Exercise description:
Copy the listing verbatim, excluding any images found in it.

Information supplied:
■ ■ ■ ■

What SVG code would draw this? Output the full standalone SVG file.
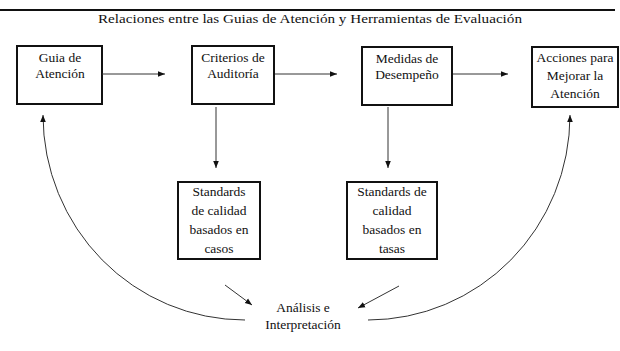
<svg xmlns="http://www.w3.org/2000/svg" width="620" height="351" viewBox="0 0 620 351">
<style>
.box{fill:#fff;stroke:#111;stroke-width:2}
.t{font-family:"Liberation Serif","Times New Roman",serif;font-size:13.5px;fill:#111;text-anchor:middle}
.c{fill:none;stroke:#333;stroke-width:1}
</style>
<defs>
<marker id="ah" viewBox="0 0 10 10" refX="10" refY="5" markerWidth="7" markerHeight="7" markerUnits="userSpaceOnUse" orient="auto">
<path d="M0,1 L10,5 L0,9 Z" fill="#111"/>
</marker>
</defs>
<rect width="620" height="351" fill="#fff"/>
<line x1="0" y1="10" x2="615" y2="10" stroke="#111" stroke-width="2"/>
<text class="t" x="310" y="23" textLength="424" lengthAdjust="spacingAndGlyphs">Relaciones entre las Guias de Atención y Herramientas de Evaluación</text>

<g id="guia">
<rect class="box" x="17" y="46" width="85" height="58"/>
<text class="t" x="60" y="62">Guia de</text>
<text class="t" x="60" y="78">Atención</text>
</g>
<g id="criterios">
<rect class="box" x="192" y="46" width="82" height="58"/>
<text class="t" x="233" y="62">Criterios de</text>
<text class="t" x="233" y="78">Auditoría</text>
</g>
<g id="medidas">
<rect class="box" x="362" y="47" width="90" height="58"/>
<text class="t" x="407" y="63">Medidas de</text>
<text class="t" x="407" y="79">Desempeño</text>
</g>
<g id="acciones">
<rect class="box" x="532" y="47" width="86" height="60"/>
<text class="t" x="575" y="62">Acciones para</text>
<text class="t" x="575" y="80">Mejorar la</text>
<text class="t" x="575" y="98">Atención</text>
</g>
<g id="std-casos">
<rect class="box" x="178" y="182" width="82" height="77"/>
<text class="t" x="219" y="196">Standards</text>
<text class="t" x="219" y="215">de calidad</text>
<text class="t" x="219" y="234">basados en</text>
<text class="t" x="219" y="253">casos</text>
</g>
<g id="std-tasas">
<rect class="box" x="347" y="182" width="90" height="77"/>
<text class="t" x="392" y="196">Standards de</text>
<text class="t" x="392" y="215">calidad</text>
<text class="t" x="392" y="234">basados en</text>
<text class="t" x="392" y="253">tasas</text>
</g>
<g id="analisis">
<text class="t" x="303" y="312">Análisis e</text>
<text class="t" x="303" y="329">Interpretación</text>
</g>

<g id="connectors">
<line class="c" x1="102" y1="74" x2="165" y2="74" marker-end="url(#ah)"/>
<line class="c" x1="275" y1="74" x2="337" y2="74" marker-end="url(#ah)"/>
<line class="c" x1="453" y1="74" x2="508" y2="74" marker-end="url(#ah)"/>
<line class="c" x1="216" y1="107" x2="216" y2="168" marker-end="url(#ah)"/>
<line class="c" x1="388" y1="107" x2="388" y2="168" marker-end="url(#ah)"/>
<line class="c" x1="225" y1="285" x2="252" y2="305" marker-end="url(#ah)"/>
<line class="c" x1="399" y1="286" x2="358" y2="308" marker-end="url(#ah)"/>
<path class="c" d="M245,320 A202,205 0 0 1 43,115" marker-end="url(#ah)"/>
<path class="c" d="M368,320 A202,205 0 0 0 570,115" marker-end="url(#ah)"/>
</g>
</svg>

■ ■ ■ ■

Solution:
What SVG code would draw this? Output the full standalone SVG file.
<svg xmlns="http://www.w3.org/2000/svg" width="620" height="351" viewBox="0 0 620 351">
<style>
.box{fill:#fff;stroke:#111;stroke-width:2}
.t{font-family:"Liberation Serif","Times New Roman",serif;font-size:13.5px;fill:#111;text-anchor:middle}
.c{fill:none;stroke:#333;stroke-width:1}
</style>
<defs>
<marker id="ah" viewBox="0 0 10 10" refX="10" refY="5" markerWidth="7" markerHeight="7" markerUnits="userSpaceOnUse" orient="auto">
<path d="M0,1 L10,5 L0,9 Z" fill="#111"/>
</marker>
</defs>
<rect width="620" height="351" fill="#fff"/>
<line x1="0" y1="10" x2="615" y2="10" stroke="#111" stroke-width="2"/>
<text class="t" x="310" y="23" textLength="424" lengthAdjust="spacingAndGlyphs">Relaciones entre las Guias de Atención y Herramientas de Evaluación</text>

<g id="guia">
<rect class="box" x="17" y="46" width="85" height="58"/>
<text class="t" x="60" y="62">Guia de</text>
<text class="t" x="60" y="78">Atención</text>
</g>
<g id="criterios">
<rect class="box" x="192" y="46" width="82" height="58"/>
<text class="t" x="233" y="62">Criterios de</text>
<text class="t" x="233" y="78">Auditoría</text>
</g>
<g id="medidas">
<rect class="box" x="362" y="47" width="90" height="58"/>
<text class="t" x="407" y="63">Medidas de</text>
<text class="t" x="407" y="79">Desempeño</text>
</g>
<g id="acciones">
<rect class="box" x="532" y="47" width="86" height="60"/>
<text class="t" x="575" y="62">Acciones para</text>
<text class="t" x="575" y="80">Mejorar la</text>
<text class="t" x="575" y="98">Atención</text>
</g>
<g id="std-casos">
<rect class="box" x="178" y="182" width="82" height="77"/>
<text class="t" x="219" y="196">Standards</text>
<text class="t" x="219" y="215">de calidad</text>
<text class="t" x="219" y="234">basados en</text>
<text class="t" x="219" y="253">casos</text>
</g>
<g id="std-tasas">
<rect class="box" x="347" y="182" width="90" height="77"/>
<text class="t" x="392" y="196">Standards de</text>
<text class="t" x="392" y="215">calidad</text>
<text class="t" x="392" y="234">basados en</text>
<text class="t" x="392" y="253">tasas</text>
</g>
<g id="analisis">
<text class="t" x="303" y="312">Análisis e</text>
<text class="t" x="303" y="329">Interpretación</text>
</g>

<g id="connectors">
<line class="c" x1="102" y1="74" x2="165" y2="74" marker-end="url(#ah)"/>
<line class="c" x1="275" y1="74" x2="337" y2="74" marker-end="url(#ah)"/>
<line class="c" x1="453" y1="74" x2="508" y2="74" marker-end="url(#ah)"/>
<line class="c" x1="216" y1="107" x2="216" y2="168" marker-end="url(#ah)"/>
<line class="c" x1="388" y1="107" x2="388" y2="168" marker-end="url(#ah)"/>
<line class="c" x1="225" y1="285" x2="252" y2="305" marker-end="url(#ah)"/>
<line class="c" x1="399" y1="286" x2="358" y2="308" marker-end="url(#ah)"/>
<path class="c" d="M245,320 A202,205 0 0 1 43,115" marker-end="url(#ah)"/>
<path class="c" d="M368,320 A202,205 0 0 0 570,115" marker-end="url(#ah)"/>
</g>
</svg>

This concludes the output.